Mr. Simmons' knowledge and enthusiasm of government and politics was quickly evident to all of the students in the class. Whether it was analyzing United States Supreme Court decisions, writing position papers on potential vice-presidential nominees, or addressing the class about the merits of a flat or graduated tax system, Mr. Simmons had an uncanny ability to challenge a student to understand all sides of government policy and form opinions based on evidence and reason, as opposed to emotion or political sound bites.

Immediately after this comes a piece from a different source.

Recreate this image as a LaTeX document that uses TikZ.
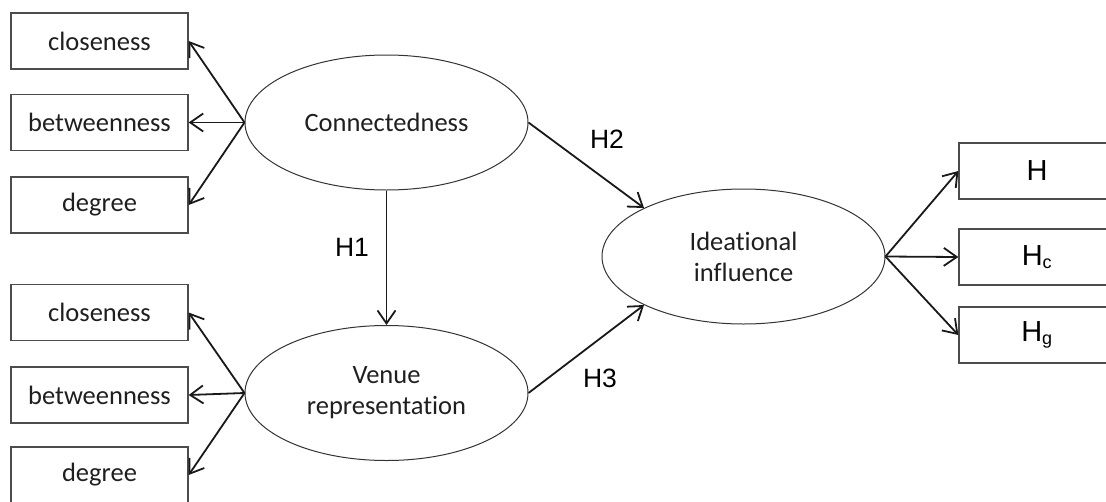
\documentclass[tikz,border=0pt]{standalone}
\usepackage{fontspec}
\setmainfont{Carlito}[RawFeature={-liga;-clig;-dlig}]
\newfontfamily\arialf{Liberation Sans}
\usetikzlibrary{shapes.geometric,arrows.meta}
\begin{document}
\begin{tikzpicture}[x=1pt,y=-1pt,
  txt/.style={font=\fontsize{26.5}{31}\selectfont, text=black!88},
  obs/.style={draw=black!70, line width=1.3pt, minimum width=177pt, minimum height=56pt, inner sep=0pt, txt},
  hbox/.style={draw=black!70, line width=1.3pt, minimum width=156pt, minimum height=56pt, inner sep=0pt, font=\arialf\fontsize{29}{31}\selectfont},
  lat/.style={draw=black!80, line width=1pt, ellipse, minimum width=283pt, minimum height=135pt, inner sep=0pt, align=center, txt},
  hlab/.style={font=\arialf\fontsize{26.5}{30}\selectfont, inner sep=0pt},
  arr/.style={line width=1.8pt, black!90, -{Straight Barb[length=13pt,width=18pt,line width=1.8pt]}}
]
\useasboundingbox (0,0) rectangle (1106,501);
\clip (0,0) rectangle (1106,501);
% latent variables
\node[lat] (C) at (386.5,122.5) {Connectedness};
\node[lat] (V) at (386.5,393) {Venue\\representation};
\node[lat] (I) at (743.5,256.5) {Ideational\\influence};
% indicator boxes
\node[obs] (c1) at (99.5,41) {closeness};
\node[obs] (b1) at (99.5,122.5) {betweenness};
\node[obs] (d1) at (99.5,205) {degree};
\node[obs] (c2) at (99.5,312.5) {closeness};
\node[obs] (b2) at (99.5,395) {betweenness};
\node[obs] (d2) at (99.5,475) {degree};
\node[hbox] (h0) at (1037,171) {H};
\node[hbox] (hc) at (1037,257) {H\textsubscript{\fontsize{18}{18}\selectfont c}};
\node[hbox] (hg) at (1037,335) {H\textsubscript{\fontsize{18}{18}\selectfont g}};
% connectors
\draw[arr] (C.west) -- (c1.east);
\draw[arr] (C.west) -- (b1.east);
\draw[arr] (C.west) -- (d1.east);
\draw[arr] (V.west) -- (c2.east);
\draw[arr] (V.west) -- (b2.east);
\draw[arr] (V.west) -- (d2.east);
\draw[arr] (I.east) -- (h0.west);
\draw[arr] (I.east) -- (hc.west);
\draw[arr] (I.east) -- (hg.west);
\draw[arr] (C.south) -- (V.north);
\draw[arr] (C.east) -- (I.154);
\draw[arr] (V.east) -- (I.206);
% labels
\node[hlab] (l1) at (352,247) {H1};
\node[hlab] (l2) at (607,139) {H2};
\node[hlab] (l3) at (600,378) {H3};
\end{tikzpicture}
\end{document}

Many of the lessons he taught could never be found on a lesson plan template. Compassion, understanding, tolerance, and justice were common themes in his teaching, regardless of the unit of study. Mr. Simmons certainly taught me the meaning of the phrase, “It's what you learn after you know it all that counts.”

On May 19, 2004, as a year end trip, Mr. Simmons took our class to Philadelphia to see the National Constitution Center, Independence Hall, 30th Street Station, and other historical sights around the city. I will be forever grateful for this trip because we used SEPTA all day to get around the city. That first experience using SEPTA and navigating the city proved invaluable to me when I began my first teaching job in the Philadelphia School District.

It was educators like Mr. Simmons who influenced me to enter the profession of teaching. He was a good and decent man who cared very much about his life's work. He truly has affected eternity.

Erich Wolf



Editor’s note: a memorial service is planned for Mr. Simmons at Radzieta Funeral Home, 9 Hand Ave. in Cape May Court House, Friday, March 30 starting at 6 p.m.